For immutable &str input, could we use page table tricks like slice_deque does to create an extended buffer, while only copying the last chunk of the source?
Is there a way to build a safe abstraction which statically forces every part of the lexer to check for and handle the EOF sentinel? (rather than making the entire lexer a pit of unsafe)

The last is my greatest concern. It would be really nice to use the type system to enforce safety.

Boshen · Answer 1 · Fri Feb 09 2024 23:34:34 GMT+0800 (China Standard Time)

Does the cost of copying the whole source text at the start outweigh the gain of removing bounds checks everywhere else?
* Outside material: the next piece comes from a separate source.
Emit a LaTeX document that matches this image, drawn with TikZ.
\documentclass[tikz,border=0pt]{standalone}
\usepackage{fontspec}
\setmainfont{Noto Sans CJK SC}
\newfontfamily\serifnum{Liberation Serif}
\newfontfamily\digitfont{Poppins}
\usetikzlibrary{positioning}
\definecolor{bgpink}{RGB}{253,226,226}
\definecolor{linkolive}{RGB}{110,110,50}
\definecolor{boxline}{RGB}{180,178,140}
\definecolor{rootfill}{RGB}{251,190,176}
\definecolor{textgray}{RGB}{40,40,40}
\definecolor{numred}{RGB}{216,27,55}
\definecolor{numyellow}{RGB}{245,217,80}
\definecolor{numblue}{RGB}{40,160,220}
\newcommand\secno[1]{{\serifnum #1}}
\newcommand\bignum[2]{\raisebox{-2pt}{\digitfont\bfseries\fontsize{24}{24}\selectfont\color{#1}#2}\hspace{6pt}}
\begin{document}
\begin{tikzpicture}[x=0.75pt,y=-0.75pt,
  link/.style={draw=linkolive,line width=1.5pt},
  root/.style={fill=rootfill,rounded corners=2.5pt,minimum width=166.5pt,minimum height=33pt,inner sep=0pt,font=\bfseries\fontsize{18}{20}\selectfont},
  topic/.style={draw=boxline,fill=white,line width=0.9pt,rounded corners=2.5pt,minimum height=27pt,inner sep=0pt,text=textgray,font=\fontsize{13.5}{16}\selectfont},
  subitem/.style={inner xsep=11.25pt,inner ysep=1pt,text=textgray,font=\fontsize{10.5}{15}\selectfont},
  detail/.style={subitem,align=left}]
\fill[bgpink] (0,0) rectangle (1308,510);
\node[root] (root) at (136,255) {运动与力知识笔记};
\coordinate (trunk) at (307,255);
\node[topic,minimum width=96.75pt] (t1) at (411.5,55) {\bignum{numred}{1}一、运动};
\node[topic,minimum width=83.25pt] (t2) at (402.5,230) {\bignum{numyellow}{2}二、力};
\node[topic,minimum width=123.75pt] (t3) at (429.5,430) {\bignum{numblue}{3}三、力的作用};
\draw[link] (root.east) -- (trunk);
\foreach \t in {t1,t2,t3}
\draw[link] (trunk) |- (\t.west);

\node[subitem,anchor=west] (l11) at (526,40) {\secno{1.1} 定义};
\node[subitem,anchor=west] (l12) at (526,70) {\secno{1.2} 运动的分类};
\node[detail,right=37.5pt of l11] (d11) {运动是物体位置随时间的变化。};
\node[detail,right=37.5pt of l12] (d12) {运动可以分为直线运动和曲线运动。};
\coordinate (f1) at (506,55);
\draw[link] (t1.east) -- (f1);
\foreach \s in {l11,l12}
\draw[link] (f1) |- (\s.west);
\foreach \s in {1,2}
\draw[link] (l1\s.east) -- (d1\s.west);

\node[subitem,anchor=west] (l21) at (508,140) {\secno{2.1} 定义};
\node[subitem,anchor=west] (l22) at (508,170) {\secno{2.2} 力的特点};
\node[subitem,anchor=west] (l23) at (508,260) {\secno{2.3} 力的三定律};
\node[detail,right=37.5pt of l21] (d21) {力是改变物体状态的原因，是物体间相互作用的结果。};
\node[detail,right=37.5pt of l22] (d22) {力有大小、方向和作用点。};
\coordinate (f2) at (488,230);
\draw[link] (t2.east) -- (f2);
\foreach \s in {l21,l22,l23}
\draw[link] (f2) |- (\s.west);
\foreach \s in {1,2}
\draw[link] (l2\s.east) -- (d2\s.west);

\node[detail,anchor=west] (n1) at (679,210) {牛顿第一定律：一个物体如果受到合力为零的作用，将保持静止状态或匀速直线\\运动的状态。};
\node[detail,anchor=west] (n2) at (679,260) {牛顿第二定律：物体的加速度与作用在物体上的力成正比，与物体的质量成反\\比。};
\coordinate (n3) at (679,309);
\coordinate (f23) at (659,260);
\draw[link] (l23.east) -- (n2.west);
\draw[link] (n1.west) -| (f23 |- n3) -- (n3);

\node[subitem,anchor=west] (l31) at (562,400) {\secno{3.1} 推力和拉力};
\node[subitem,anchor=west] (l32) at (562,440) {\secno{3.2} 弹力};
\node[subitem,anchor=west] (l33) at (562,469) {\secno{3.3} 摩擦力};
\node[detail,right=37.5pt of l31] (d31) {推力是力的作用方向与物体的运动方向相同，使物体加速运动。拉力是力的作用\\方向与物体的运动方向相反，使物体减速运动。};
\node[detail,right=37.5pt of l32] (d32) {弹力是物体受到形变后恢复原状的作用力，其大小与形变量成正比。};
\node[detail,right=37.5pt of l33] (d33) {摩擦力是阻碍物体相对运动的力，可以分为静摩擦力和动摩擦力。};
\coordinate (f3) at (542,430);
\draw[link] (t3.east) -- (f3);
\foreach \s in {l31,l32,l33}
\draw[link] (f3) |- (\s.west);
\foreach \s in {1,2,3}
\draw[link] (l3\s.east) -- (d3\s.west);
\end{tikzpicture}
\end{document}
Could we add an entry point to the parser which takes a mutable String as source text? If that String already has excess capacity, could apply this approach without the cost of copying the source text.
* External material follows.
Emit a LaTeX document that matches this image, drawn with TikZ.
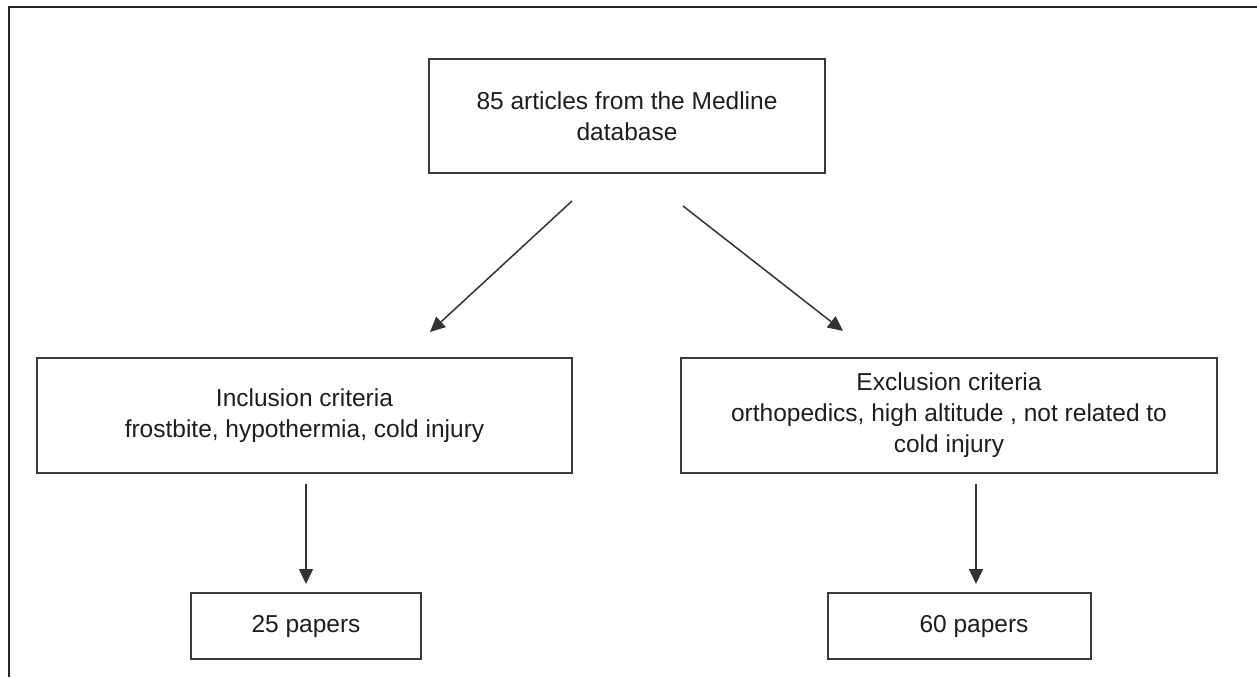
\documentclass[tikz,border=0pt]{standalone}
\usepackage{fontspec}
\setmainfont{Liberation Sans}
\usetikzlibrary{arrows.meta}
\definecolor{boxline}{HTML}{3A3A3A}
\definecolor{txt}{HTML}{1E1E1E}
\tikzset{
  flowbox/.style={draw=boxline, line width=1.8pt, rectangle, inner sep=0pt, align=center,
    text=txt, font=\fontsize{24.5}{31}\selectfont},
  flowarrow/.style={draw=black!80, line width=1.5pt, -{Triangle[length=15pt,width=14pt]}},
  frameline/.style={draw=black!85, line width=2.4pt}
}
\begin{document}
\begin{tikzpicture}[x=1pt,y=-1pt]
\useasboundingbox (0,0) rectangle (1257,677);
% outer frame (top and left only)
\draw[frameline] (9,677) -- (9,7) -- (1257,7);

\node[flowbox, minimum width=396pt, minimum height=114pt] (src) at (627,116)
  {85 articles from the Medline\\database};
\node[flowbox, minimum width=535pt, minimum height=115pt] (inc) at (304.5,415.5)
  {Inclusion criteria\\frostbite, hypothermia, cold injury};
\node[flowbox, minimum width=536pt, minimum height=115pt] (exc) at (949,415.5)
  {Exclusion criteria\\orthopedics, high altitude , not related to\\cold injury};
\node[flowbox, minimum width=230pt, minimum height=66pt] (p25) at (306,626) {25 papers};
\node[flowbox, minimum width=263pt, minimum height=66pt] (p60) at (959.5,626) {};
\node[text=txt, font=\fontsize{24.5}{31}\selectfont, inner sep=0pt] (p60t) at (974,626) {60 papers};

% free ends of the connectors
\coordinate (a1s) at (572,201);
\coordinate (a1e) at (430,332);
\coordinate (a2s) at (683,206);
\coordinate (a2e) at (843,331);
\coordinate (a3s) at (306,484);
\coordinate (a3e) at (306,584);
\coordinate (a4s) at (976,484);
\coordinate (a4e) at (976,584);

\draw[flowarrow] (a1s) -- (a1e);
\draw[flowarrow] (a2s) -- (a2e);
\draw[flowarrow] (a3s) -- (a3e);
\draw[flowarrow] (a4s) -- (a4e);
\end{tikzpicture}
\end{document}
There is no way the parser can own the string.

I think we should measure the combined performance of cloning the string + removing all out bound checks. Theoretically it should still be faster.

Boshen · Answer 2 · Fri Feb 09 2024 23:38:15 GMT+0800 (China Standard Time)

Is there a way to build a safe abstraction which statically forces every part of the lexer to check for and handle the EOF sentinel? (rather than making the entire lexer a pit of unsafe)

I don't think so ... I don't know about you but I'm pretty confident with all the tests + miri + 2 fuzzers.

I think you are essentially writing C at this point :-)

overlookmotel · Answer 3 · Fri Feb 09 2024 23:47:44 GMT+0800 (China Standard Time)

There is no way the parser can own the string.

Does it have to? Can it not borrow a &mut String from the user but "hold on" to that mut reference (the way it currently holds on to an immutable &str) to prevent any changes to the string content afterwards.

I think you are essentially writing C at this point :-)

I really don't want to be C! I have some potential ideas for a safe API, but just not sure if it can be made ergonomic enough.

If anyone else has any ideas on that, I'd love to hear them.

Boshen · Answer 4 · Fri Feb 09 2024 23:58:32 GMT+0800 (China Standard Time)

The source text can come from another thread, e.g. this absurd usage https://github.com/oxc-project/oxc/blob/main/crates/oxc_parser/examples/multi-thread.rs

I think we should measure the combined performance of cloning the string + removing all out bound checks. Theoretically it should still be faster.

Let's try this so we don't break the public APIs on our first try.